The Commerce Commission says its role in investigating the price of milk may not be over yet.
The commission has decided after a preliminary review there is no basis for a full inquiry into whether there should be price controls for retail and wholesale milk.
However, it may look further into how dairy cooperative Fonterra sets the price it pays farmers for their milk and what it charges other processors.
The Commerce Commission acted following complaints from the Consumers Institute and some independent processors about rising prices.
After reviewing a substantial amount of information, it announced on Tuesday that there is enough competition at the retail and wholesale levels to more than meet the requirements of the Commerce Act.
At the wholesale level, it found that competition between Fonterra and Goodman Fielder exceeds the little or no competition threshold required for the commission to undertake a price control inquiry.
The Commerce Commission says its investigations show that the level of competition and existing regulation arrangements means it cannot intervene.

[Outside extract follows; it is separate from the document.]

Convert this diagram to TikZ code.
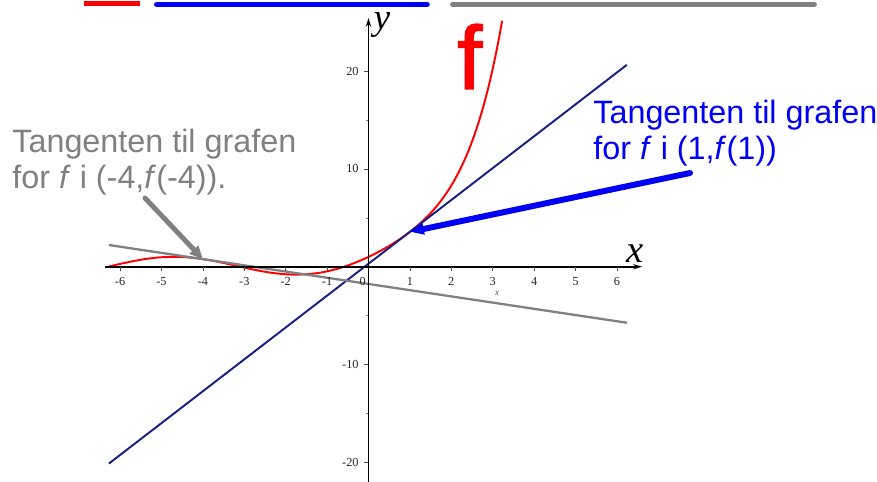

Commission chairperson Mark Berry says it may revisit complaints about how Fonterra sets the prices it pays farmers for milk, and the price it charges other processors, under another part of the Commerce Act once a separate government review into those aspects of milk pricing is completed.
Milk producers had argued an inquiry was not necessary and that milk prices are being pushed up by strong international demand.
Fonterra, shareholders welcome decision
Fonterra welcomed the decision not to hold a price control inquiry into the domestic milk market.
Chief financial officer Jonathan Mason says it has always argued that there was no justification for an inquiry or further regulation at any level of the market.
Mr Mason says Fonterra's competitors led the call for an inquiry because they want to force down the amount they pay farmers for raw milk.
The Fonterra Shareholders' Council, which represents farmers supplying milk to the cooperative, says the decision vindicates farmers' view that the farm gate milk price is fair and reflects the capital and production costs incurred in the dairy industry.
Independent fears being priced out of market
Independent dairy processors are hoping the Commerce Commission will revisit their complaints.
The director of Klondyke Fresh, Graeme Brown, says there is potential for producers to get priced out of the milk market - meaning consumers will get less choice as a result.
Mr Brown says he pays Fonterra its farm gate prices, plus additional charges including a 10 cent premium, making his product more expensive. He says he then has to compete with Fonterra's brands for customers.
A spokesperson for three other independent processors, Peter Fraser, says the companies have issues with what Fonterra charges for the milk.